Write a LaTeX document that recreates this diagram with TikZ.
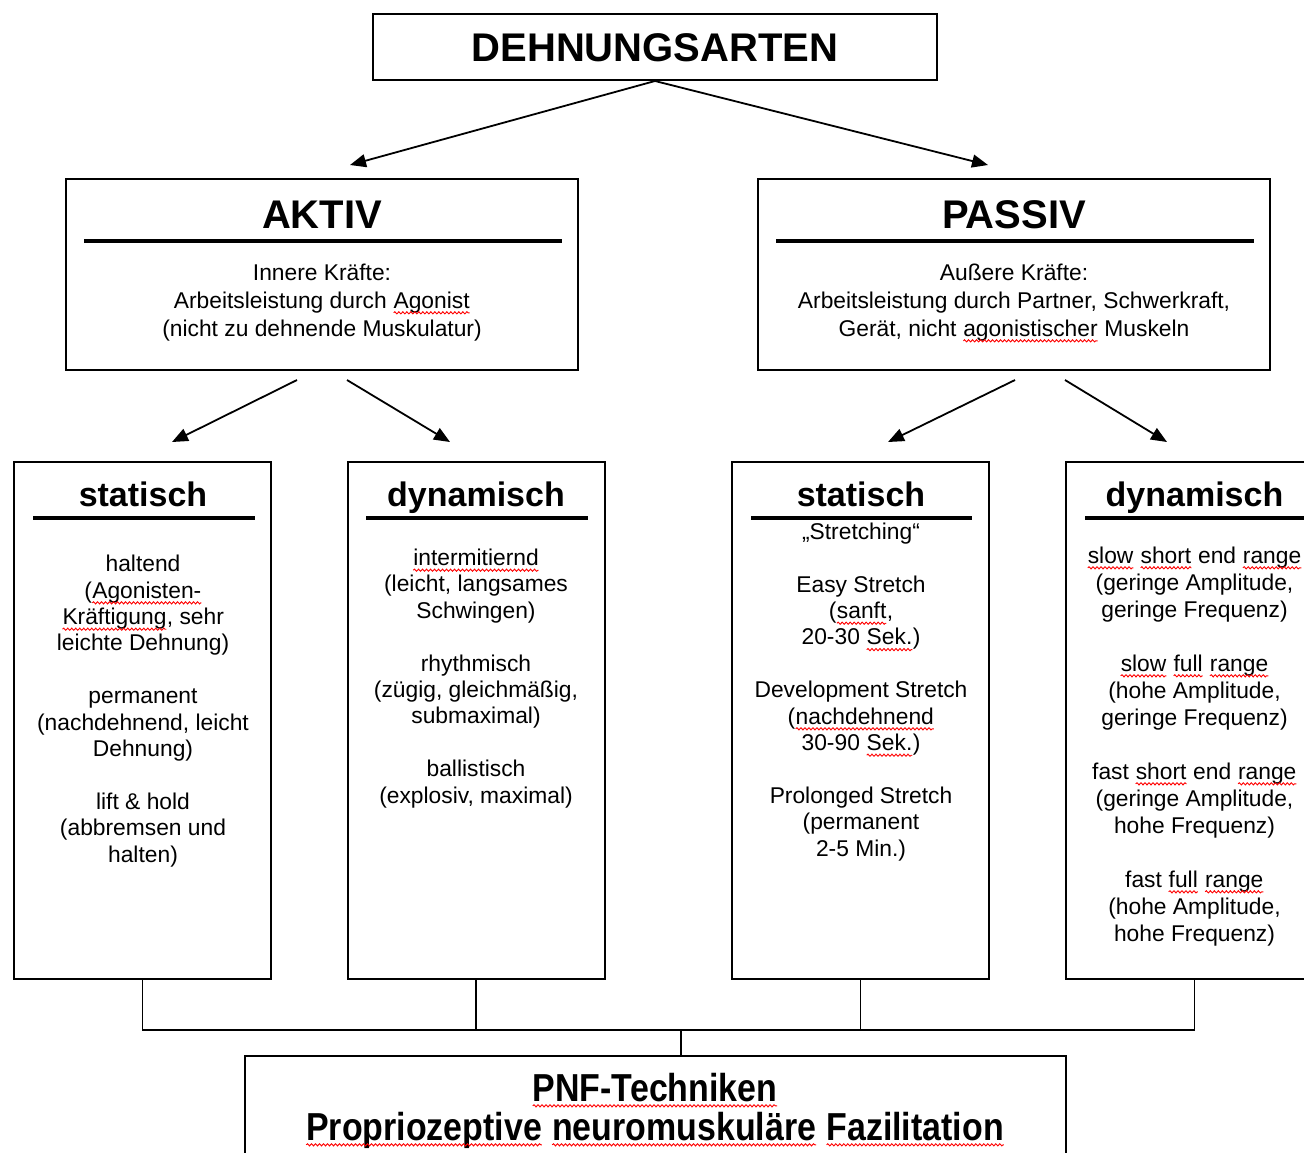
\documentclass[tikz,border=0pt]{standalone}
\usepackage{fontspec}
\setmainfont{Liberation Sans}
\newfontfamily\narrowfont[FakeStretch=0.87]{Liberation Sans}
\usetikzlibrary{arrows.meta,decorations.pathmorphing}

\newcommand\sic[1]{\tikz[baseline=(sicw.base)]{\node[inner sep=0pt,outer sep=0pt,anchor=base](sicw) at (0,0){#1};\draw[red,line width=0.45pt,decorate,decoration={snake,amplitude=0.55pt,segment length=2pt}]([yshift=-2.4pt]sicw.base west)--([yshift=-2.4pt]sicw.base east);}}

\tikzset{
  box/.style={draw, line width=1pt, fill=white, inner sep=0pt},
  rulerline/.style={line width=1.8pt},
  arr/.style={line width=0.9pt, -{Triangle[length=8pt,width=6.5pt]}},
  conn/.style={line width=0.9pt},
  bigtitle/.style={font=\fontsize{20}{24}\selectfont\bfseries, inner sep=0pt, anchor=base},
  subtitle/.style={font=\fontsize{17}{20}\selectfont\bfseries, inner sep=0pt, anchor=base},
  body/.style={font=\fontsize{11.4}{13.2}\selectfont, align=center, inner sep=0pt, anchor=base},
  bodywide/.style={font=\fontsize{11.4}{13.5}\selectfont, align=center, inner sep=0pt, anchor=base},
  headbody/.style={font=\fontsize{11.4}{14}\selectfont, align=center, inner sep=0pt, anchor=base},
  pnftext/.style={font=\narrowfont\bfseries\fontsize{19.5}{19.5}\selectfont, align=center, inner sep=0pt, anchor=base},
}

\begin{document}
\begin{tikzpicture}[x=0.5pt,y=-0.5pt]
\useasboundingbox (0,0) rectangle (1304,1152);
\clip (0,0) rectangle (1304,1152);
\fill[white] (0,0) rectangle (1304,1152);

% top box
\node[box, minimum width=282pt, minimum height=33pt] (top) at (655,47) {};
\node[bigtitle] (toptxt) at (655,61) {DEHNUNGSARTEN};

% level 2 boxes
\node[box, minimum width=256pt, minimum height=95.5pt] (aktiv) at (322,274.5) {};
\node[box, minimum width=256pt, minimum height=95.5pt] (passiv) at (1014,274.5) {};
\node[bigtitle] (aktivtxt) at (322,228) {AKTIV};
\node[bigtitle] (passivtxt) at (1014,228) {PASSIV};
\draw[rulerline] (84,241) -- (562,241);
\draw[rulerline] (776,241) -- (1254,241);
% anchor base = baseline of the last line
\node[headbody] (aktivbody) at (322,336) {Innere Kräfte:\\Arbeitsleistung durch \sic{Agonist}\\(nicht zu dehnende Muskulatur)};
\node[headbody] (passivbody) at (1014,336) {Außere Kräfte:\\Arbeitsleistung durch Partner, Schwerkraft,\\Gerät, nicht \sic{agonistischer} Muskeln};

% arrows level 1
\coordinate (tipA) at (350,165);
\coordinate (tipP) at (988,165);
\draw[arr] (top.south) -- (tipA);
\draw[arr] (top.south) -- (tipP);

% arrows level 2
\coordinate (a1s) at (297,380); \coordinate (a1e) at (172,442);
\coordinate (a2s) at (347,380); \coordinate (a2e) at (450,442);
\coordinate (p1s) at (1015,380); \coordinate (p1e) at (888,442);
\coordinate (p2s) at (1065,380); \coordinate (p2e) at (1167,442);
\draw[arr] (a1s) -- (a1e);
\draw[arr] (a2s) -- (a2e);
\draw[arr] (p1s) -- (p1e);
\draw[arr] (p2s) -- (p2e);

% level 3 boxes
\node[box, minimum width=128.5pt, minimum height=258.5pt] (b1) at (142.5,720.5) {};
\node[box, minimum width=128.5pt, minimum height=258.5pt] (b2) at (476,720.5) {};
\node[box, minimum width=128.5pt, minimum height=258.5pt] (b3) at (860.5,720.5) {};
\node[box, minimum width=128.5pt, minimum height=258.5pt] (b4) at (1194.5,720.5) {};
\node[subtitle] (b1t) at (143,506) {statisch};
\node[subtitle] (b2t) at (476,506) {dynamisch};
\node[subtitle] (b3t) at (861,506) {statisch};
\node[subtitle] (b4t) at (1194.5,506) {dynamisch};
\draw[rulerline] (33,518) -- (255,518);
\draw[rulerline] (366,518) -- (588,518);
\draw[rulerline] (751,518) -- (972,518);
\draw[rulerline] (1085,518) -- (1310,518);

\node[body] (b1body) at (143,862) {haltend\\(\sic{Agonisten-}\\\sic{Kräftigung}, sehr\\leichte Dehnung)\\[13.2pt]
permanent\\(nachdehnend, leicht\\Dehnung)\\[13.2pt]
lift \& hold\\(abbremsen und\\halten)};
\node[body] (b2body) at (476,803) {\sic{intermitiernd}\\(leicht, langsames\\Schwingen)\\[13.2pt]
rhythmisch\\(zügig, gleichmäßig,\\submaximal)\\[13.2pt]
ballistisch\\(explosiv, maximal)};
\node[body] (b3body) at (861,856) {„Stretching“\\[13.2pt]
Easy Stretch\\(\sic{sanft},\\20-30 \sic{Sek.})\\[13.2pt]
Development Stretch\\(\sic{nachdehnend}\\30-90 \sic{Sek.})\\[13.2pt]
Prolonged Stretch\\(permanent\\2-5 Min.)};
\node[bodywide] (b4body) at (1194.5,941) {\sic{slow} \sic{short} end \sic{range}\\(geringe Amplitude,\\geringe Frequenz)\\[13.5pt]
\sic{slow} \sic{full} \sic{range}\\(hohe Amplitude,\\geringe Frequenz)\\[13.5pt]
fast \sic{short} end \sic{range}\\(geringe Amplitude,\\hohe Frequenz)\\[13.5pt]
fast \sic{full} \sic{range}\\(hohe Amplitude,\\hohe Frequenz)};

% bottom box
\node[box, minimum width=410.5pt, minimum height=62pt] (pnf) at (655.5,1118) {};
\node[pnftext] (pnftxt) at (655,1140) {\sic{PNF-Techniken}\\\sic{Propriozeptive} \sic{neuromuskuläre} \sic{Fazilitation}};

% connectors to bottom
\coordinate (bus) at (681,1030);
\draw[conn] (b1.south) -- (b1.south |- bus) -- (b4.south |- bus) -- (b4.south);
\draw[conn] (b2.south) -- (b2.south |- bus);
\draw[conn] (b3.south) -- (b3.south |- bus);
\draw[conn] (bus) -- (bus |- pnf.north);
\end{tikzpicture}
\end{document}
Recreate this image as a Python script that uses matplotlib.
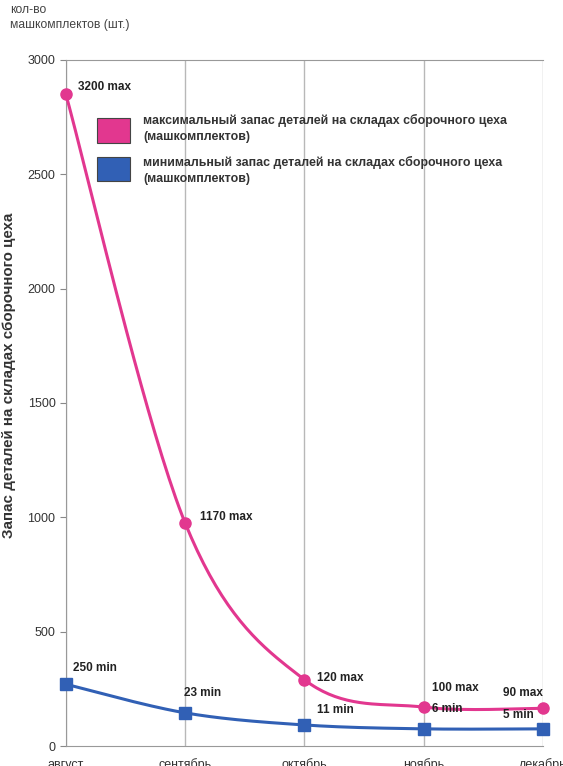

**AIM**:
Which lines in the data above contain "this"? Show each one.

**FULL SOLUTION**:
Write a LaTeX document that recreates this diagram with TikZ.
Recreate this image as a Python script that uses matplotlib.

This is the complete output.